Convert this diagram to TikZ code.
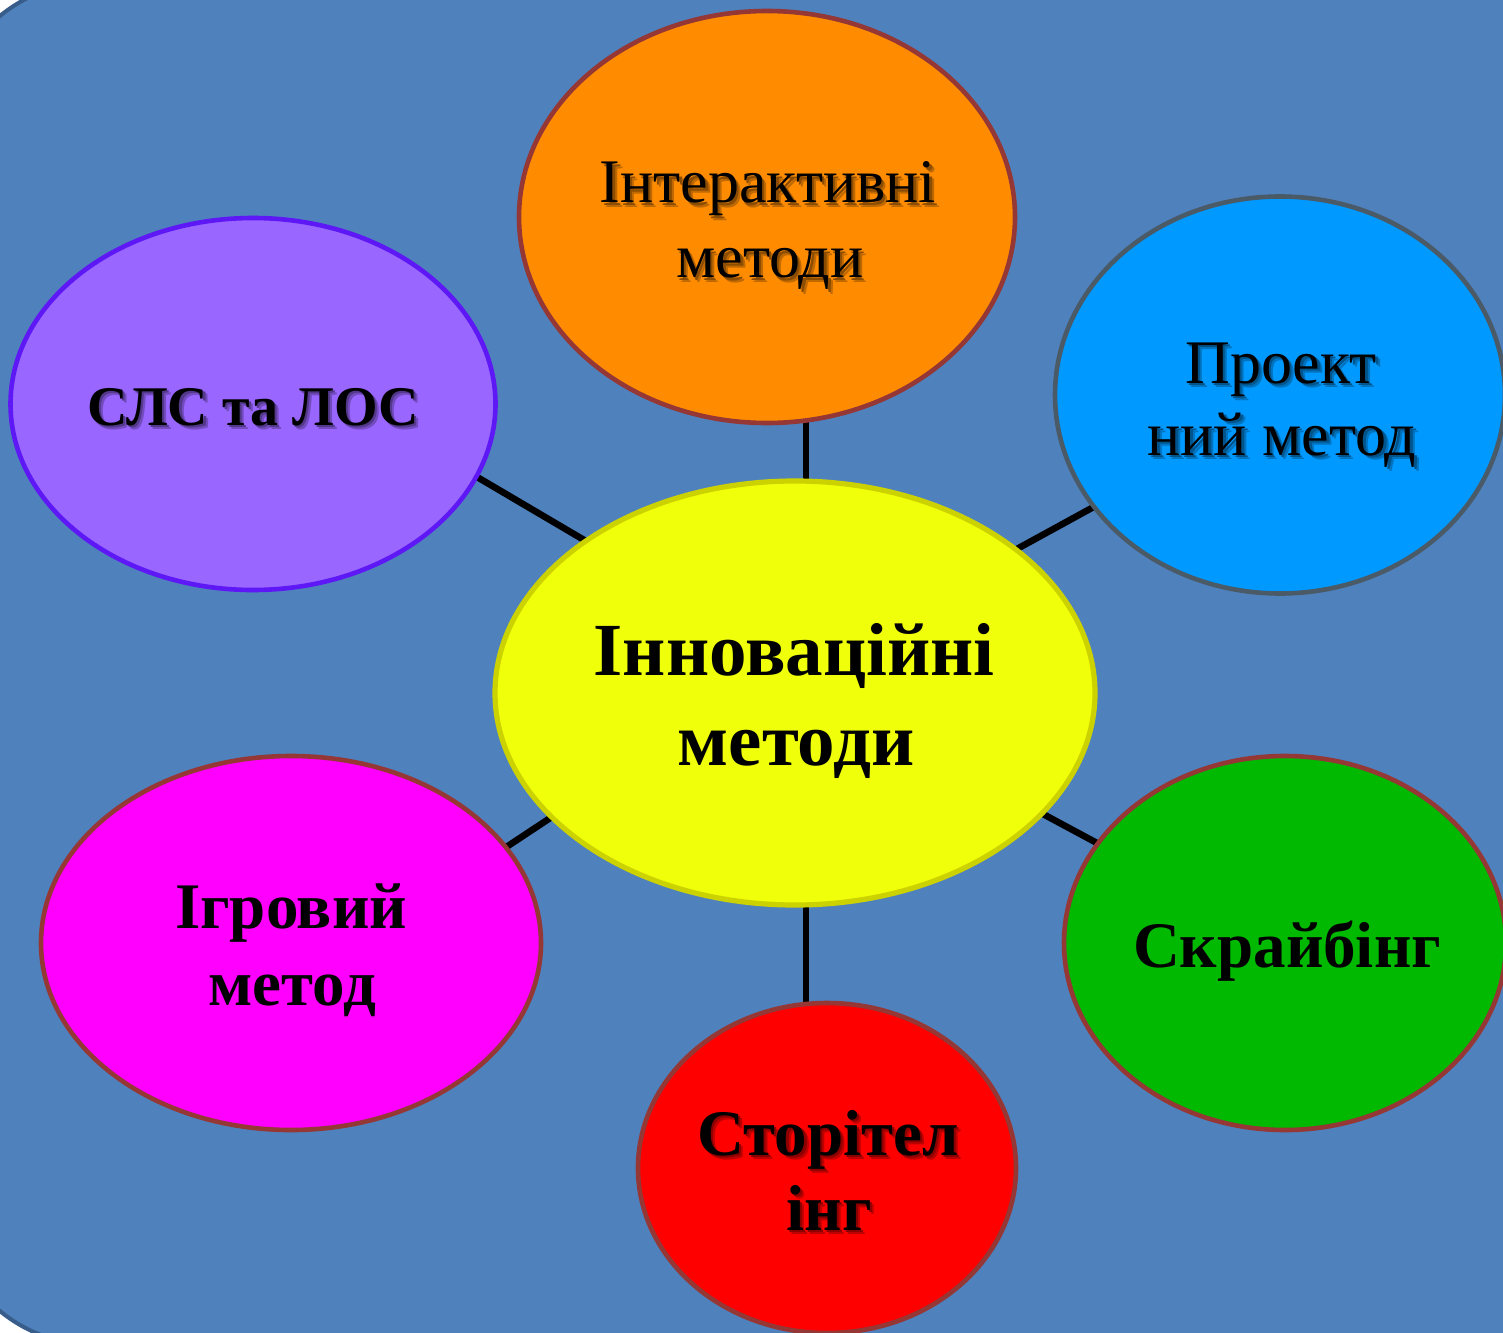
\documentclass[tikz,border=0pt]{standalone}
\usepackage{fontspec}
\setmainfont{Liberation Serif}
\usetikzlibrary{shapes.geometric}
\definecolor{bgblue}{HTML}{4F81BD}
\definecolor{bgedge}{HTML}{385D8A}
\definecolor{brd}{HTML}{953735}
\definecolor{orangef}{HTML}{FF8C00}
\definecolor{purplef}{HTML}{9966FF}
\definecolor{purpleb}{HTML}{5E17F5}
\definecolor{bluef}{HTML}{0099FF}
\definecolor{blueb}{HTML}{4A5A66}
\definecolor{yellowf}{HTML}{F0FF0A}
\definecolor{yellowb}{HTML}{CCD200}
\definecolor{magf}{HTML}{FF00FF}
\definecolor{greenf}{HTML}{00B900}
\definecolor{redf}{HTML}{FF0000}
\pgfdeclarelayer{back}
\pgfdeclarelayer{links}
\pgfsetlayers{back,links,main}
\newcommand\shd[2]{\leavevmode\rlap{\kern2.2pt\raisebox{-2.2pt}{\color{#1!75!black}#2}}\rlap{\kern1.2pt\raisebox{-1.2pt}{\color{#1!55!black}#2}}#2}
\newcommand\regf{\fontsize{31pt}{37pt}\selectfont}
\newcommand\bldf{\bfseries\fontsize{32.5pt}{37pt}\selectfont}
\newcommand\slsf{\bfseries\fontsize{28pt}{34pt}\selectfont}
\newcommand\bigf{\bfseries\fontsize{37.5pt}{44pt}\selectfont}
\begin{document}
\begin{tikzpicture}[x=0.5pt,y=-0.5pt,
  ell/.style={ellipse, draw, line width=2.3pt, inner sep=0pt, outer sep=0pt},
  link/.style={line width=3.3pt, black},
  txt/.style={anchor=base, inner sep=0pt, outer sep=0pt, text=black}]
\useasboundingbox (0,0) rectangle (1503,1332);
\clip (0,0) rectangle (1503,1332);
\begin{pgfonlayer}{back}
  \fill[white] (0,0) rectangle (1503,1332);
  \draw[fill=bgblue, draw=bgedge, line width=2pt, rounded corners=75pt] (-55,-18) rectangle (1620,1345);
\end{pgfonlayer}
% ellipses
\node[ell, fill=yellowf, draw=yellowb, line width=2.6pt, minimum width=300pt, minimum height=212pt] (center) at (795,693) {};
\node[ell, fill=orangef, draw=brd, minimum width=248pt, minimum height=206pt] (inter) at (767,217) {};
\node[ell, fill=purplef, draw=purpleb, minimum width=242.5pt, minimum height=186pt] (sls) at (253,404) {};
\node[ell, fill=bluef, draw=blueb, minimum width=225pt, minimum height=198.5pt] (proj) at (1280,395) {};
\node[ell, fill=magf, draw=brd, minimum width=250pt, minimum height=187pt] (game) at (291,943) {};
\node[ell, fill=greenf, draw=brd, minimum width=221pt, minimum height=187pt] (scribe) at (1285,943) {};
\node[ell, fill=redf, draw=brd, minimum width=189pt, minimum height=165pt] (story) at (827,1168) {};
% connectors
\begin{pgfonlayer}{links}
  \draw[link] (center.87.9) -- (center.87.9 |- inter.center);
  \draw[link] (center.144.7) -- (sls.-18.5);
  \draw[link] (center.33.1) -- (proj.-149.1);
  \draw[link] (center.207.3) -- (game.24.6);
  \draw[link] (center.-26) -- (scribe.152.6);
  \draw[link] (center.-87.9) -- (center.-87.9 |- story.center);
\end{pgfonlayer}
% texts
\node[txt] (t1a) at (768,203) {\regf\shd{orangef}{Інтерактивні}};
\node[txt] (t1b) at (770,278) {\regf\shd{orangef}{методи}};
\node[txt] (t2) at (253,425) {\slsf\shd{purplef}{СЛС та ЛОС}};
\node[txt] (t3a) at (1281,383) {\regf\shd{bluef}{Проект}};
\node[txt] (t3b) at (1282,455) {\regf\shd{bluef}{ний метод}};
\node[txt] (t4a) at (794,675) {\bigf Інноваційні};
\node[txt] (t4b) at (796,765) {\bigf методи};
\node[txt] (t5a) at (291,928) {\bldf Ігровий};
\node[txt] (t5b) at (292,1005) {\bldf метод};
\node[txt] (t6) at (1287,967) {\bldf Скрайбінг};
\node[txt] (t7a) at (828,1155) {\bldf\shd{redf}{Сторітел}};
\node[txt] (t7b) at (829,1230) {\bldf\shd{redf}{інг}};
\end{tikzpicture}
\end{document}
───
§ **WHAT THE TASK REQUIRES**
Copy out all of the data word for word. Do not carry over any picture.

§ **RESULT OF THIS EXERCISE**
Convert this diagram to TikZ code.
\documentclass[tikz,border=0pt]{standalone}
\usepackage{fontspec}
\setmainfont{Liberation Serif}
\usetikzlibrary{shapes.geometric}
\definecolor{bgblue}{HTML}{4F81BD}
\definecolor{bgedge}{HTML}{385D8A}
\definecolor{brd}{HTML}{953735}
\definecolor{orangef}{HTML}{FF8C00}
\definecolor{purplef}{HTML}{9966FF}
\definecolor{purpleb}{HTML}{5E17F5}
\definecolor{bluef}{HTML}{0099FF}
\definecolor{blueb}{HTML}{4A5A66}
\definecolor{yellowf}{HTML}{F0FF0A}
\definecolor{yellowb}{HTML}{CCD200}
\definecolor{magf}{HTML}{FF00FF}
\definecolor{greenf}{HTML}{00B900}
\definecolor{redf}{HTML}{FF0000}
\pgfdeclarelayer{back}
\pgfdeclarelayer{links}
\pgfsetlayers{back,links,main}
\newcommand\shd[2]{\leavevmode\rlap{\kern2.2pt\raisebox{-2.2pt}{\color{#1!75!black}#2}}\rlap{\kern1.2pt\raisebox{-1.2pt}{\color{#1!55!black}#2}}#2}
\newcommand\regf{\fontsize{31pt}{37pt}\selectfont}
\newcommand\bldf{\bfseries\fontsize{32.5pt}{37pt}\selectfont}
\newcommand\slsf{\bfseries\fontsize{28pt}{34pt}\selectfont}
\newcommand\bigf{\bfseries\fontsize{37.5pt}{44pt}\selectfont}
\begin{document}
\begin{tikzpicture}[x=0.5pt,y=-0.5pt,
  ell/.style={ellipse, draw, line width=2.3pt, inner sep=0pt, outer sep=0pt},
  link/.style={line width=3.3pt, black},
  txt/.style={anchor=base, inner sep=0pt, outer sep=0pt, text=black}]
\useasboundingbox (0,0) rectangle (1503,1332);
\clip (0,0) rectangle (1503,1332);
\begin{pgfonlayer}{back}
  \fill[white] (0,0) rectangle (1503,1332);
  \draw[fill=bgblue, draw=bgedge, line width=2pt, rounded corners=75pt] (-55,-18) rectangle (1620,1345);
\end{pgfonlayer}
% ellipses
\node[ell, fill=yellowf, draw=yellowb, line width=2.6pt, minimum width=300pt, minimum height=212pt] (center) at (795,693) {};
\node[ell, fill=orangef, draw=brd, minimum width=248pt, minimum height=206pt] (inter) at (767,217) {};
\node[ell, fill=purplef, draw=purpleb, minimum width=242.5pt, minimum height=186pt] (sls) at (253,404) {};
\node[ell, fill=bluef, draw=blueb, minimum width=225pt, minimum height=198.5pt] (proj) at (1280,395) {};
\node[ell, fill=magf, draw=brd, minimum width=250pt, minimum height=187pt] (game) at (291,943) {};
\node[ell, fill=greenf, draw=brd, minimum width=221pt, minimum height=187pt] (scribe) at (1285,943) {};
\node[ell, fill=redf, draw=brd, minimum width=189pt, minimum height=165pt] (story) at (827,1168) {};
% connectors
\begin{pgfonlayer}{links}
  \draw[link] (center.87.9) -- (center.87.9 |- inter.center);
  \draw[link] (center.144.7) -- (sls.-18.5);
  \draw[link] (center.33.1) -- (proj.-149.1);
  \draw[link] (center.207.3) -- (game.24.6);
  \draw[link] (center.-26) -- (scribe.152.6);
  \draw[link] (center.-87.9) -- (center.-87.9 |- story.center);
\end{pgfonlayer}
% texts
\node[txt] (t1a) at (768,203) {\regf\shd{orangef}{Інтерактивні}};
\node[txt] (t1b) at (770,278) {\regf\shd{orangef}{методи}};
\node[txt] (t2) at (253,425) {\slsf\shd{purplef}{СЛС та ЛОС}};
\node[txt] (t3a) at (1281,383) {\regf\shd{bluef}{Проект}};
\node[txt] (t3b) at (1282,455) {\regf\shd{bluef}{ний метод}};
\node[txt] (t4a) at (794,675) {\bigf Інноваційні};
\node[txt] (t4b) at (796,765) {\bigf методи};
\node[txt] (t5a) at (291,928) {\bldf Ігровий};
\node[txt] (t5b) at (292,1005) {\bldf метод};
\node[txt] (t6) at (1287,967) {\bldf Скрайбінг};
\node[txt] (t7a) at (828,1155) {\bldf\shd{redf}{Сторітел}};
\node[txt] (t7b) at (829,1230) {\bldf\shd{redf}{інг}};
\end{tikzpicture}
\end{document}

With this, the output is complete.